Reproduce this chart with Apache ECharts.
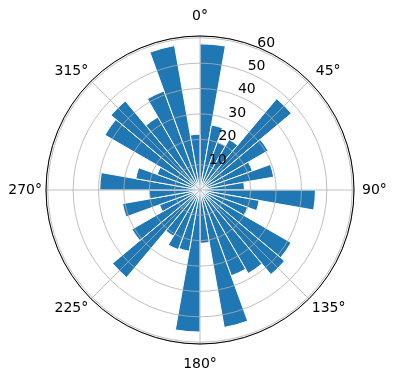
<!DOCTYPE html>
<html>
<head>
<meta charset="utf-8">
<script src="https://cdn.jsdelivr.net/npm/echarts@6/dist/echarts.min.js"></script>
<style>
    html, body { margin: 0; padding: 0; background: #fff; }
    #chart { width: 396px; height: 380px; }
</style>
</head>
<body>
<div id="chart"></div>
<script>
// bin centres (degrees, clockwise from north) and bar heights
var angles = [5, 15, 25, 35, 45, 55, 65, 75, 85, 95, 105, 115,
    125, 135, 145, 155, 165, 175, 185, 195, 205, 215, 225, 235,
    245, 255, 265, 275, 285, 295, 305, 315, 325, 335, 345, 355];
var radii = [57.6, 26, 20, 23, 47, 31, 22, 29.5, 17.5, 45.5, 23.7, 20,
    41.5, 43.5, 38, 36, 55, 21, 56, 24.5, 25, 21, 45, 31,
    17, 31, 20, 39.5, 25.7, 18, 43.3, 45.8, 33.2, 41.5, 57.8, 22];
var thetaTicks = [0, 45, 90, 135, 180, 225, 270, 315];
var rTicks = [10, 20, 30, 40, 50, 60];
var rMax = 60.7;

var center = [200, 190];
var radius = 154;
var font = 'DejaVu Sans';

var chart = echarts.init(document.getElementById('chart'));

var option = {
    backgroundColor: '#fff',
    animation: false,
    polar: [
        { center: center, radius: [0, radius] },
        { center: center, radius: [0, radius] },
        { center: [center[0] + 8, center[1] - 6.5], radius: [0, radius] }
    ],
    angleAxis: [{
        polarIndex: 0,
        type: 'category',
        data: angles.map(function (a) { return a + '°'; }),
        startAngle: 90,
        clockwise: true,
        axisLine: { show: false },
        axisTick: { show: false },
        axisLabel: { show: false },
        splitLine: { show: false }
    }, {
        polarIndex: 1,
        type: 'value',
        min: 0,
        max: 360,
        interval: 45,
        startAngle: 90,
        clockwise: true,
        z: 10,
        axisLine: { show: true, lineStyle: { color: '#000', width: 1 } },
        axisTick: { show: false },
        splitLine: { show: true, lineStyle: { color: '#b0b0b0', width: 0.8 } },
        axisLabel: {
            margin: 4,
            color: '#000',
            fontFamily: font,
            fontSize: 14,
            formatter: function (val) {
                if (thetaTicks.indexOf(val) < 0) {
                    return '';
                }
                if (val === 0) return '{t|0°}';
                if (val === 180) return '{b|180°}';
                if (val === 90) return '{r|90°}';
                if (val === 45) return '{r|45°}';
                return val + '°';
            },
            rich: {
                t: { fontFamily: font, fontSize: 14, padding: [0, 0, 9, 0] },
                b: { fontFamily: font, fontSize: 14, padding: [9, 0, 0, 0] },
                r: { fontFamily: font, fontSize: 14, padding: [0, 0, 0, 4] }
            }
        }
    }, {
        polarIndex: 2,
        type: 'value',
        min: 0,
        max: 360,
        startAngle: 67.5,
        clockwise: true,
        show: false
    }],
    radiusAxis: [{
        polarIndex: 0,
        type: 'value',
        min: 0,
        max: rMax,
        axisLine: { show: false },
        axisTick: { show: false },
        axisLabel: { show: false },
        splitLine: { show: false }
    }, {
        polarIndex: 1,
        type: 'value',
        min: 0,
        max: rMax,
        interval: 10,
        z: 10,
        axisLine: { show: false },
        axisTick: { show: false },
        axisLabel: { show: false },
        splitLine: { show: true, lineStyle: { color: '#b0b0b0', width: 0.8 } }
    }, {
        polarIndex: 2,
        type: 'value',
        min: 0,
        max: rMax,
        interval: 10,
        z: 11,
        axisLine: { show: false },
        axisTick: { show: false },
        splitLine: { show: false },
        axisLabel: {
            margin: 0,
            align: 'center',
            verticalAlign: 'middle',
            color: '#000',
            fontFamily: font,
            fontSize: 14,
            formatter: function (val) {
                return rTicks.indexOf(val) >= 0 ? String(val) : '';
            }
        }
    }],
    series: [{
        type: 'bar',
        coordinateSystem: 'polar',
        polarIndex: 0,
        data: radii,
        barCategoryGap: '0%',
        itemStyle: { color: '#1f77b4', borderColor: '#fff', borderWidth: 1 }
    }]
};
chart.setOption(option);
</script>
</body>
</html>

#####

Write out an exact copy of the listing, first line through the line containing "var chart = echarts.init(document.getElementById('chart'));", with the pictures left out.

RESPONSE TO THIS TASK –
Reproduce this chart with Apache ECharts.
<!DOCTYPE html>
<html>
<head>
<meta charset="utf-8">
<script src="https://cdn.jsdelivr.net/npm/echarts@6/dist/echarts.min.js"></script>
<style>
    html, body { margin: 0; padding: 0; background: #fff; }
    #chart { width: 396px; height: 380px; }
</style>
</head>
<body>
<div id="chart"></div>
<script>
// bin centres (degrees, clockwise from north) and bar heights
var angles = [5, 15, 25, 35, 45, 55, 65, 75, 85, 95, 105, 115,
    125, 135, 145, 155, 165, 175, 185, 195, 205, 215, 225, 235,
    245, 255, 265, 275, 285, 295, 305, 315, 325, 335, 345, 355];
var radii = [57.6, 26, 20, 23, 47, 31, 22, 29.5, 17.5, 45.5, 23.7, 20,
    41.5, 43.5, 38, 36, 55, 21, 56, 24.5, 25, 21, 45, 31,
    17, 31, 20, 39.5, 25.7, 18, 43.3, 45.8, 33.2, 41.5, 57.8, 22];
var thetaTicks = [0, 45, 90, 135, 180, 225, 270, 315];
var rTicks = [10, 20, 30, 40, 50, 60];
var rMax = 60.7;

var center = [200, 190];
var radius = 154;
var font = 'DejaVu Sans';

var chart = echarts.init(document.getElementById('chart'));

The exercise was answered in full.